The article talks about the increased air and ozone pollution and its impact on the health of individuals.

Syllabus: Issues relating to health.

Data:

  • As per WHO, air pollution has led to a growing global health crisis, which already causes about 7 million deaths per year.
  • Air pollution is responsible for 26% of deaths from ischemic heart disease, 24% of deaths from strokes, 43% from chronic obstructive pulmonary disease, and 29% from lung cancer. Household air pollution causes about 3.8 million premature deaths each year.
  • 600,000 children below the age of 15 died from respiratory tract infections in 2016.

Causes of air pollution?

  • Ozone pollution is produced by exhaust power plants and motor vehicles exhaust.
  • Indoor burning of fossil fuels, woods, and other biomass to cook, heat, and light homes
  • Industry, including power generation such as coal-fired plants and diesel generators
  • Transport, especially vehicles with diesel engines
  • Agriculture, including livestock, produces methane and ammonia.
  • Open waste burning and organic waste in landfills
  • Burning fossil fuels for power, transport and industry is a major contributor to air pollution.
  • Some of the same pollutants contribute to both climate change and local air pollution, including black carbon or soot and methane.

Impact of air pollution

  • Depletion of ozone: Chlorofluorocarbons attacked and destroyed the ozone layer, producing holes that would allow dangerous ultraviolet light to stream through.
  • Greenhouse gases cause global warming by trapping heat from the Sun in the Earth’s atmosphere.
  • Air pollution converts the rain into a weak acid. Pollutants like NOx, SOx when mixed with rainfall.
  • Mortality: The World Health Organization estimated in 2014 that every year air pollution causes the premature death of some 7 million people worldwide.
  • Cardiovascular disease: Air pollution is also emerging as a risk factor for stroke, particularly in developing countries where pollutant levels are highest.

Measures:

  • WHO’s 4 Pillar Strategy: WHO adopted a resolution (2015) to address the adverse health effects of air pollution. There is a need to adhere to a roadmap highlighted under this.

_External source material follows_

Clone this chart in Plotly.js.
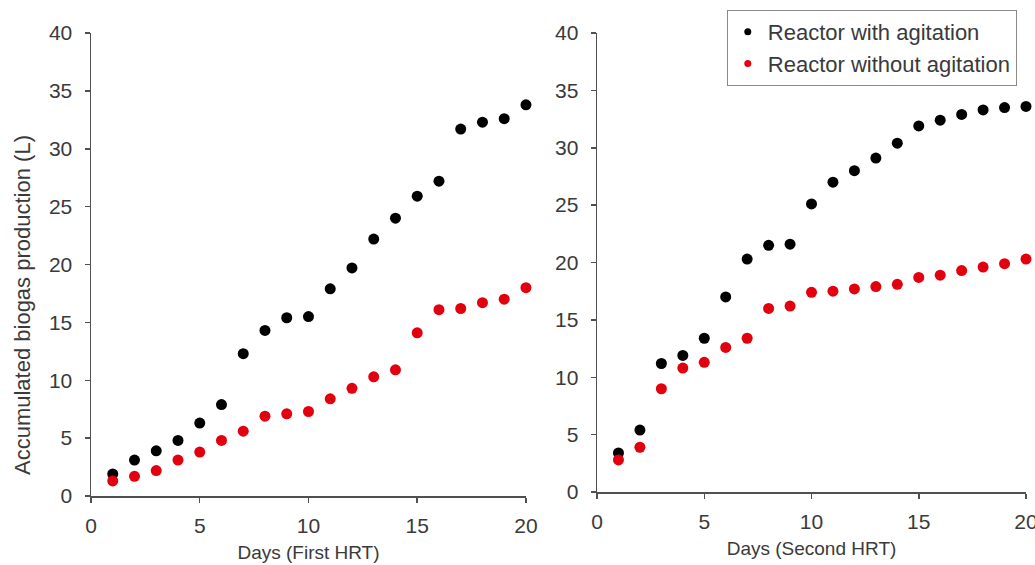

Those four pillars are:
    • Expanding the knowledge base
    • Monitoring and reporting
    • Global leadership and coordination
    • Institutional capacity strengthening
  • Addressing Injustice: The need to enforce the Polluter Pay principle and an environment tax must be levied from industries of polluting in nature.
  • Innovative Measure: There is a need to adopt innovative solutions for the in-situ treatment of pollution. Ex: Pusa decomposer.

All countries should come forward and collaborate with each other by sharing best practices in order to reduce premature deaths and also to achieve SDG 3.9 i.e reducing pollution.